Ce deuil, ce n'est pas seulement le nôtre, au CICR, c'est celui de vous tous présents ici, représentants d'États comme d'organisations humanitaires, journalistes, collègues et amis. Non pas seulement parce que vous vous recueillez avec nous, mais parce que, si vous ne réagissez pas, ce deuil sera la meurtrissure d'un idéal qui est un bien commun de l'humanité.

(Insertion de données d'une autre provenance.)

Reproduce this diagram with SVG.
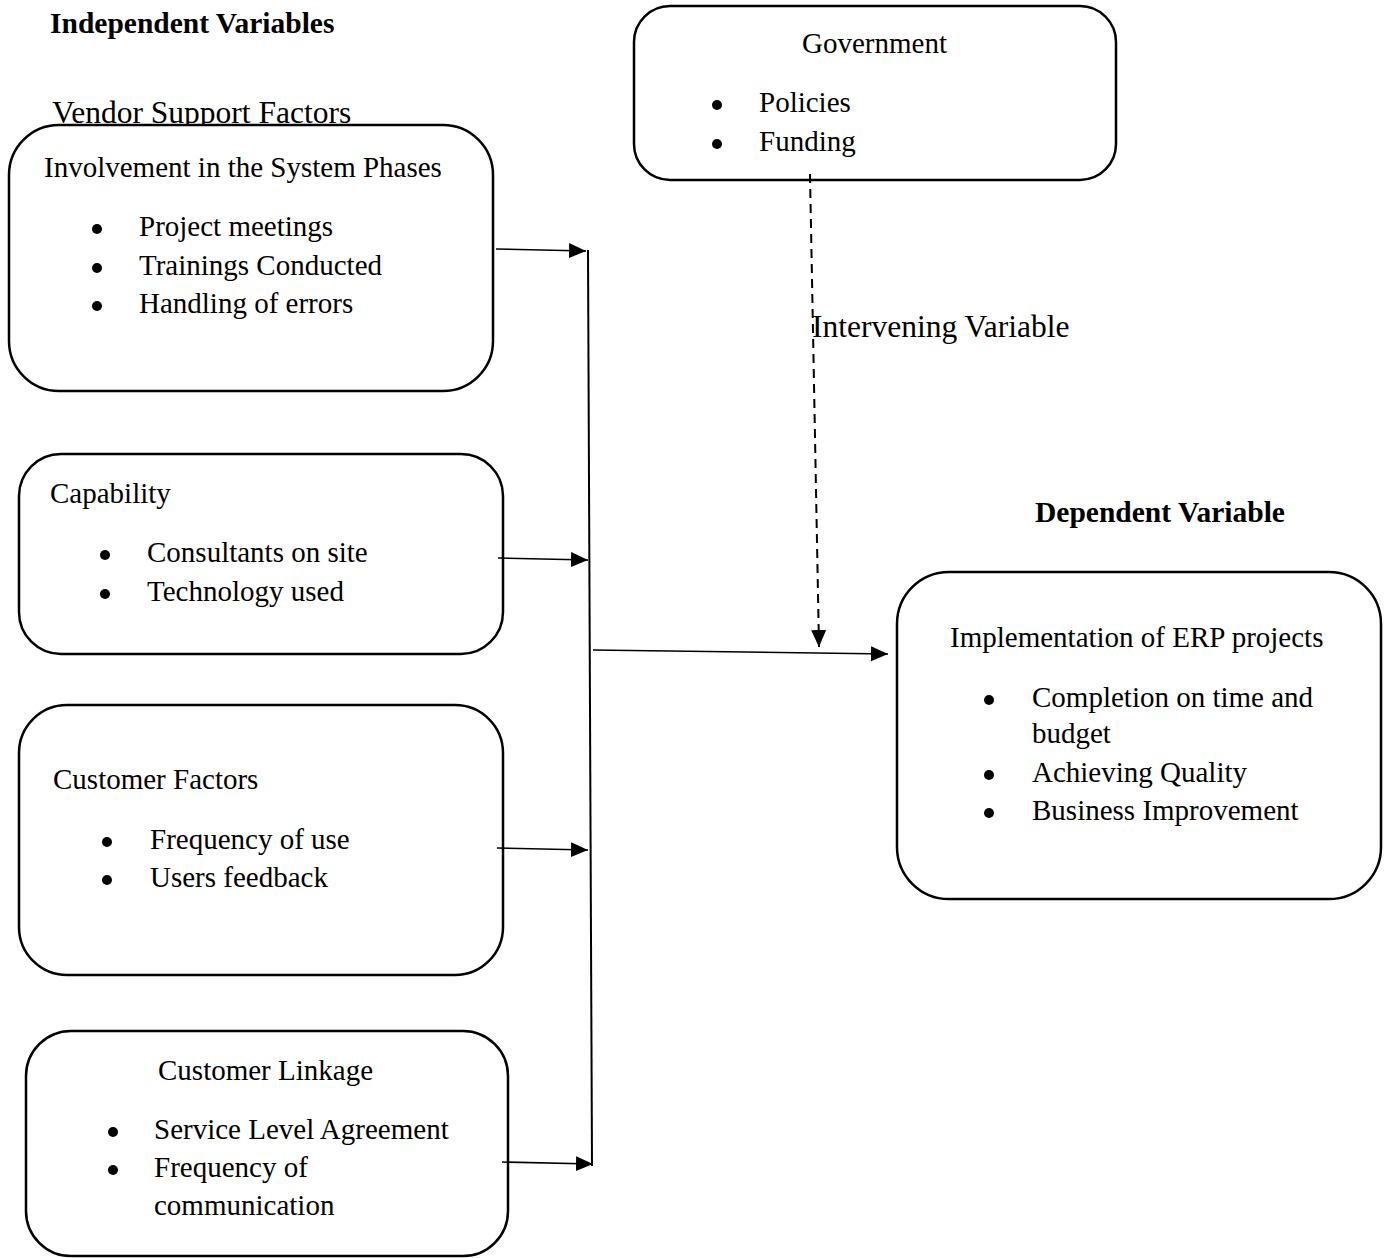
<svg xmlns="http://www.w3.org/2000/svg" width="1387" height="1258" viewBox="0 0 1387 1258">
<style>
  text { font-family: "Liberation Serif", "Times New Roman", serif; font-size: 29px; fill: #000; }
  .bold { font-weight: bold; font-size: 29.5px; }
  .big { font-size: 31.5px; }
  .box { fill: #fff; stroke: #000; stroke-width: 2.5; }
  .bul { fill: #000; }
  .conn { stroke: #000; stroke-width: 1.6; fill: none; }
  .dash { stroke-width: 2; stroke-dasharray: 9 6; }
</style>
<defs>
  <marker id="arr" markerUnits="userSpaceOnUse" markerWidth="18" markerHeight="18" viewBox="0 0 18 18" refX="17" refY="9" orient="auto">
    <path d="M0,1.5 L17,9 L0,16.5 Z" fill="#000"/>
  </marker>
</defs>
<rect width="1387" height="1258" fill="#fff"/>

<text class="bold" x="50" y="33">Independent Variables</text>
<text class="big" x="52" y="123">Vendor Support Factors</text>
<text class="big" x="812" y="337">Intervening Variable</text>
<text class="bold" x="1035" y="522">Dependent Variable</text>

<g id="node-involvement">
  <rect class="box" x="9" y="125" width="484" height="266" rx="50" ry="50"/>
  <text x="44" y="177">Involvement in the System Phases</text>
  <circle class="bul" cx="97" cy="229" r="5"/>
  <text x="139" y="236">Project meetings</text>
  <circle class="bul" cx="97" cy="268" r="5"/>
  <text x="139" y="275">Trainings Conducted</text>
  <circle class="bul" cx="97" cy="306" r="5"/>
  <text x="139" y="313">Handling of errors</text>
</g>

<g id="node-capability">
  <rect class="box" x="19" y="454" width="484" height="200" rx="42" ry="42"/>
  <text x="50" y="503">Capability</text>
  <circle class="bul" cx="105" cy="555" r="5"/>
  <text x="147" y="562">Consultants on site</text>
  <circle class="bul" cx="105" cy="594" r="5"/>
  <text x="147" y="601">Technology used</text>
</g>

<g id="node-customer-factors">
  <rect class="box" x="19" y="705" width="484" height="270" rx="48" ry="48"/>
  <text x="53" y="789">Customer Factors</text>
  <circle class="bul" cx="107" cy="842" r="5"/>
  <text x="150" y="849">Frequency of use</text>
  <circle class="bul" cx="107" cy="880" r="5"/>
  <text x="150" y="887">Users feedback</text>
</g>

<g id="node-customer-linkage">
  <rect class="box" x="26" y="1031" width="482" height="225" rx="45" ry="45"/>
  <text x="158" y="1080">Customer Linkage</text>
  <circle class="bul" cx="113" cy="1132" r="5"/>
  <text x="154" y="1139">Service Level Agreement</text>
  <circle class="bul" cx="113" cy="1170" r="5"/>
  <text x="154" y="1177">Frequency of</text>
  <text x="154" y="1215">communication</text>
</g>

<g id="node-government">
  <rect class="box" x="634" y="6" width="482" height="174" rx="36" ry="36"/>
  <text x="802" y="53">Government</text>
  <circle class="bul" cx="717" cy="105" r="5"/>
  <text x="759" y="112">Policies</text>
  <circle class="bul" cx="717" cy="144" r="5"/>
  <text x="759" y="151">Funding</text>
</g>

<g id="node-implementation">
  <rect class="box" x="897" y="572" width="484" height="327" rx="52" ry="52"/>
  <text x="950" y="647">Implementation of ERP projects</text>
  <circle class="bul" cx="989" cy="700" r="5"/>
  <text x="1032" y="707">Completion on time and</text>
  <text x="1032" y="743">budget</text>
  <circle class="bul" cx="989" cy="775" r="5"/>
  <text x="1032" y="782">Achieving Quality</text>
  <circle class="bul" cx="989" cy="813" r="5"/>
  <text x="1032" y="820">Business Improvement</text>
</g>

<g id="connectors">
  <line class="conn" x1="496" y1="249" x2="586" y2="251" marker-end="url(#arr)"/>
  <line class="conn" x1="498" y1="558" x2="588" y2="560" marker-end="url(#arr)"/>
  <line class="conn" x1="497" y1="848" x2="588" y2="850" marker-end="url(#arr)"/>
  <line class="conn" x1="502" y1="1162" x2="593" y2="1164" marker-end="url(#arr)"/>
  <line class="conn" x1="588" y1="250" x2="592" y2="1166" style="stroke-width:2"/>
  <line class="conn" x1="593" y1="650" x2="888" y2="654" marker-end="url(#arr)"/>
  <line class="conn dash" x1="810" y1="174" x2="819" y2="647" marker-end="url(#arr)"/>
</g>
</svg>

Réagir, oui, mais réagir comment ? En exprimant, comme nous le faisons ici, votre désespoir et votre indignation. Les volontaires de l'humanitaire sont de plus en plus souvent en danger. Mais quel est ce monde, où dans certains pays ni la Croix-Rouge ni le Croissant-Rouge ne peuvent offrir leurs services ? Où ils sont réduits à observer de l'extérieur, impuissants, les méfaits de conflits à huis clos. Quel est ce monde où les belles paroles, les engagements, ne sont souvent suivis d'aucun effet ? Où l'inaction, voire le silence de certains de ceux qui peuvent agir sur la scène politique pour mettre fin à des violations du droit international humanitaire, quel que soit le continent, peuvent être si proches de la compromission. Où le CICR n'identifie plus, ne trouve plus les acteurs de la violence avec qui dialoguer, tant la situation est chaotique. Où l'humanitaire devient un enjeu politique, où les espoirs de paix peuvent être mis en danger par la lâcheté. Oui, quel est ce monde ?
 

Ce monde, c'est le nôtre. Ne nous leurrons pas. Vous devez réagir. Encore, toujours et mieux, pour faire en sorte que ce monde ne soit pas celui de nos enfants. Vous le devez aussi par respect pour nos collègues de Novy Atagi et tous les autres, qui, ailleurs, ont perdu la vie alors qu'ils étaient engagés dans l'action humanitaire.
 

Alors que conclure ? Les mots ne suffisent pas. Mais peut-être ne doit-il pas y avoir de conclusio n. Laissons nos pensées voler là-bas, vers les familles de nos collègues décédés en Tchétchénie comme au Burundi, vers l'équipe de nos délégués dans le monde entier, en particulier en Europe orientale et Asie centrale, qui continuent leur mission au cœur de leur détresse. Laissons nos pensées voler vers la population civile de Tchétchénie, qu'elle soit russe ou tchétchène, qui a tant souffert — vers les blessés, en particulier ceux de l'hôpital de Novy Atagi que nous avons eu le chagrin de quitter, vers les prisonniers, ceux qui sont malades, qui ont faim, froid ou peur.